- Born: February 1992 (age 34)
- Occupation: Science writer
- Notable work: Mindful of Science

= Alice Gray (science blogger) =

Welsh science writer (born 1992)

Alice Gray BSc, FLSW (born 1992) is a Welsh science writer, who writes the blog Mindful of Science. She was recognized by the BBC's 100 Women in 2015 for her work advocating for the representation of women in STEM fields. She was recognized as one of the BBC's 100 women of 2021.

== Early life and education==
Gray was born in 1992. She has an identical twin sister, and was raised near Amroth, Pembrokeshire, Wales.

Gray received a BSc in Neuroscience from Cardiff University in 2013.

== Career ==
Gray started the blog Mindful of Science in 2013. The "STEMinist" blog discusses issues facing women in science, technology, engineering, and maths (STEM), arguing for the importance of diversity and representation in science and for removing barriers to women's advancement in STEM education and careers. Gray credits the blog with having given her opportunities to further advocate for women in STEM to governmental agencies and organizations.

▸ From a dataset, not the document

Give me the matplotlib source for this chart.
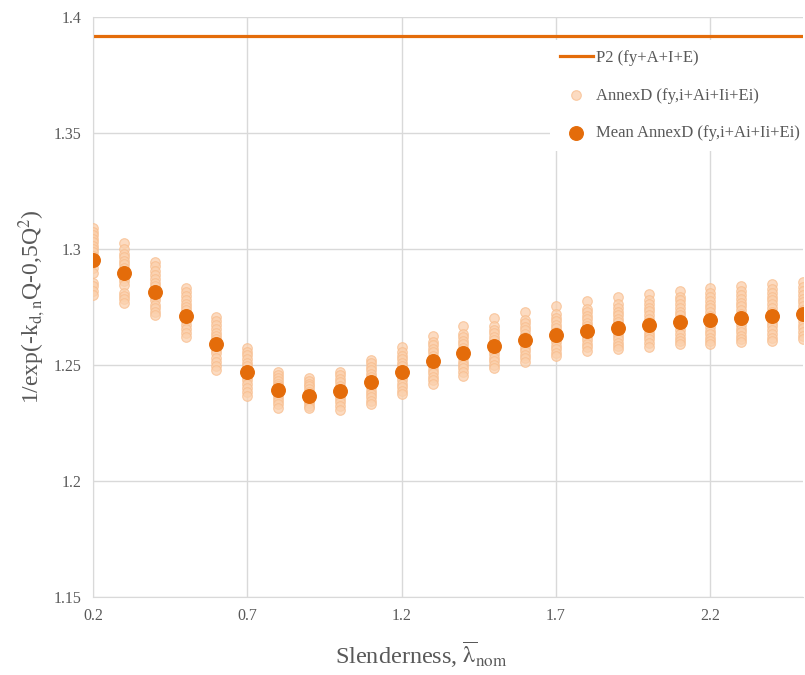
import matplotlib
matplotlib.use("Agg")
import matplotlib.pyplot as plt

plt.rcParams['font.family'] = ['Liberation Serif', 'DejaVu Serif']
plt.rcParams['mathtext.fontset'] = 'stix'

# slenderness values
slenderness = [0.2, 0.3, 0.4, 0.5, 0.6, 0.7, 0.8, 0.9, 1.0, 1.1, 1.2, 1.3,
               1.4, 1.5, 1.6, 1.7, 1.8, 1.9, 2.0, 2.1, 2.2, 2.3, 2.4, 2.5]

p2_value = 1.392

mean_annex_d = [1.2953, 1.2897, 1.2815, 1.2711, 1.2590, 1.2470, 1.2392, 1.2366,
                1.2388, 1.2427, 1.2470, 1.2517, 1.2552, 1.2582, 1.2608, 1.2630,
                1.2647, 1.2660, 1.2672, 1.2685, 1.2694, 1.2703, 1.2711, 1.2720]

# individual AnnexD samples, one list per slenderness
annex_d = [
    [1.309, 1.3075, 1.306, 1.3045, 1.303, 1.3015, 1.300, 1.2985, 1.297, 1.2955, 1.294, 1.292, 1.2895, 1.2855, 1.284, 1.282, 1.2802],
    [1.3026, 1.300, 1.298, 1.2965, 1.295, 1.2935, 1.292, 1.2905, 1.289, 1.2875, 1.286, 1.2845, 1.2812, 1.2798, 1.2783, 1.2767],
    [1.2944, 1.2925, 1.2905, 1.289, 1.287, 1.2855, 1.284, 1.2825, 1.281, 1.2795, 1.278, 1.276, 1.2745, 1.273, 1.2716],
    [1.2832, 1.2815, 1.2798, 1.278, 1.2765, 1.275, 1.2735, 1.272, 1.2705, 1.269, 1.2672, 1.2655, 1.2638, 1.262],
    [1.2707, 1.269, 1.2672, 1.2655, 1.264, 1.2625, 1.261, 1.2595, 1.258, 1.2565, 1.255, 1.2532, 1.2515, 1.2495, 1.2478],
    [1.2573, 1.2558, 1.2542, 1.2527, 1.251, 1.2495, 1.248, 1.2465, 1.245, 1.2435, 1.2418, 1.2402, 1.2385, 1.2366],
    [1.247, 1.2458, 1.2445, 1.2432, 1.242, 1.2408, 1.2395, 1.2383, 1.237, 1.2357, 1.2343, 1.233, 1.2315],
    [1.2444, 1.2432, 1.242, 1.2408, 1.2395, 1.2383, 1.237, 1.2358, 1.2346, 1.2334, 1.2322, 1.2315],
    [1.247, 1.2455, 1.244, 1.2425, 1.241, 1.2396, 1.2382, 1.2368, 1.2354, 1.234, 1.2325, 1.2306],
    [1.2522, 1.2507, 1.2492, 1.2477, 1.2462, 1.2447, 1.2432, 1.2418, 1.2404, 1.239, 1.2375, 1.236, 1.2346, 1.2332],
    [1.2578, 1.2555, 1.254, 1.2525, 1.251, 1.2495, 1.248, 1.2465, 1.245, 1.2435, 1.242, 1.2405, 1.239, 1.2375],
    [1.2625, 1.260, 1.2585, 1.257, 1.2555, 1.254, 1.2525, 1.251, 1.2495, 1.248, 1.2465, 1.245, 1.2434, 1.2418],
    [1.2668, 1.2635, 1.262, 1.2605, 1.259, 1.2575, 1.256, 1.2545, 1.253, 1.2515, 1.25, 1.2485, 1.247, 1.2453],
    [1.2703, 1.2668, 1.2652, 1.2637, 1.2622, 1.2607, 1.2592, 1.2577, 1.2562, 1.2547, 1.2532, 1.2517, 1.2502, 1.2487],
    [1.2728, 1.2695, 1.268, 1.2665, 1.265, 1.2635, 1.262, 1.2605, 1.259, 1.2575, 1.256, 1.2545, 1.253, 1.2513],
    [1.2754, 1.2718, 1.2703, 1.2688, 1.2673, 1.2658, 1.2643, 1.2628, 1.2613, 1.2598, 1.2583, 1.2568, 1.2553, 1.2539],
    [1.2776, 1.2742, 1.2727, 1.2712, 1.2697, 1.2682, 1.2667, 1.2652, 1.2637, 1.2622, 1.2607, 1.2592, 1.2577, 1.256],
    [1.2793, 1.2762, 1.2745, 1.273, 1.2715, 1.27, 1.2685, 1.267, 1.2655, 1.264, 1.2625, 1.261, 1.2595, 1.2582, 1.2569],
    [1.2806, 1.278, 1.2763, 1.2747, 1.2731, 1.2715, 1.27, 1.2685, 1.267, 1.2655, 1.264, 1.2625, 1.261, 1.2594, 1.2578],
    [1.2819, 1.2795, 1.2778, 1.2762, 1.2746, 1.273, 1.2714, 1.2698, 1.2682, 1.2666, 1.265, 1.2634, 1.2618, 1.2604, 1.2591],
    [1.2832, 1.281, 1.2793, 1.2776, 1.276, 1.2744, 1.2728, 1.2712, 1.2696, 1.268, 1.2664, 1.2648, 1.2632, 1.2616, 1.2603, 1.2591],
    [1.2841, 1.2818, 1.2801, 1.2785, 1.2769, 1.2753, 1.2737, 1.2721, 1.2705, 1.2689, 1.2673, 1.2657, 1.2641, 1.2625, 1.2611, 1.2599],
    [1.2849, 1.2826, 1.281, 1.2794, 1.2778, 1.2762, 1.2746, 1.273, 1.2714, 1.2698, 1.2682, 1.2666, 1.265, 1.2634, 1.2618, 1.2603],
    [1.2858, 1.2835, 1.2818, 1.2802, 1.2786, 1.277, 1.2754, 1.2738, 1.2722, 1.2706, 1.269, 1.2674, 1.2658, 1.2642, 1.2627, 1.2612],
]

xticks = [0.2, 0.7, 1.2, 1.7, 2.2]
yticks = [1.15, 1.2, 1.25, 1.3, 1.35, 1.4]
ytick_labels = ['1.15', '1.2', '1.25', '1.3', '1.35', '1.4']

orange = '#E46C0A'
grey = '#595959'

fig = plt.figure(figsize=(8.05, 6.75), dpi=100)
ax = fig.add_axes([0.1155, 0.1156, 0.882, 0.8592])

ax.axhline(p2_value, color=orange, lw=2.3, zorder=2, label='P2 (fy+A+I+E)')

xs, ys = [], []
for x, vals in zip(slenderness, annex_d):
    xs += [x] * len(vals)
    ys += vals
ax.scatter(xs, ys, s=48, facecolor='#FBD0AC', edgecolor='#F8BC8C', linewidth=0.8,
           alpha=0.75, zorder=3, label='AnnexD (fy,i+Ai+Ii+Ei)')
ax.scatter(slenderness, mean_annex_d, s=95, color=orange, zorder=4,
           label='Mean AnnexD (fy,i+Ai+Ii+Ei)')

ax.set_xlim(0.2, 2.5)
ax.set_ylim(1.15, 1.4)
ax.set_xticks(xticks)
ax.set_xticklabels([str(t) for t in xticks])
ax.set_yticks(yticks)
ax.set_yticklabels(ytick_labels)
ax.grid(True, color='#D9D9D9', lw=1)
ax.set_axisbelow(True)
for side in ['top', 'right']:
    ax.spines[side].set_visible(False)
for side in ['left', 'bottom']:
    ax.spines[side].set_color('#D9D9D9')
ax.tick_params(length=0, colors=grey, labelsize=11.5, pad=8)

ax.set_xlabel(r'Slenderness, $\overline{\mathrm{\lambda}}_{\mathrm{nom}}$', fontsize=17.5, color=grey)
ax.xaxis.set_label_coords(0.462, -0.075)
ax.set_ylabel(r'1/exp(-k$_{\mathrm{d,n}}$Q-0,5Q$^{2}$)', fontsize=17, color=grey)
ax.yaxis.set_label_coords(-0.065, 0.5)

leg = ax.legend(loc='upper right', bbox_to_anchor=(1.022, 0.975), frameon=True, fontsize=12,
                labelspacing=1.3, handlelength=2.0, handletextpad=0.2,
                borderpad=0.6, labelcolor=grey)
leg.get_frame().set_edgecolor('none')
leg.get_frame().set_facecolor('white')
leg.get_frame().set_alpha(1)
leg.get_frame().set_boxstyle('square', pad=0)

fig.savefig('out.png', dpi=100)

She also produces a podcast (Inside the Petri Dish), and a YouTube video series (Gray Matter), which address contemporary and popular science topics.

In interviews, Gray has mentioned a book project in progress, titled Women in White Coats, focused on the true stories of women in STEM.

==Awards and honours==
In 2015, Gray was recognized by the BBC's 100 Women for her science writing.

She was recognized as one of the BBC's 100 women of 2021.

In 2023, Gray was elected a Fellow of the Learned Society of Wales.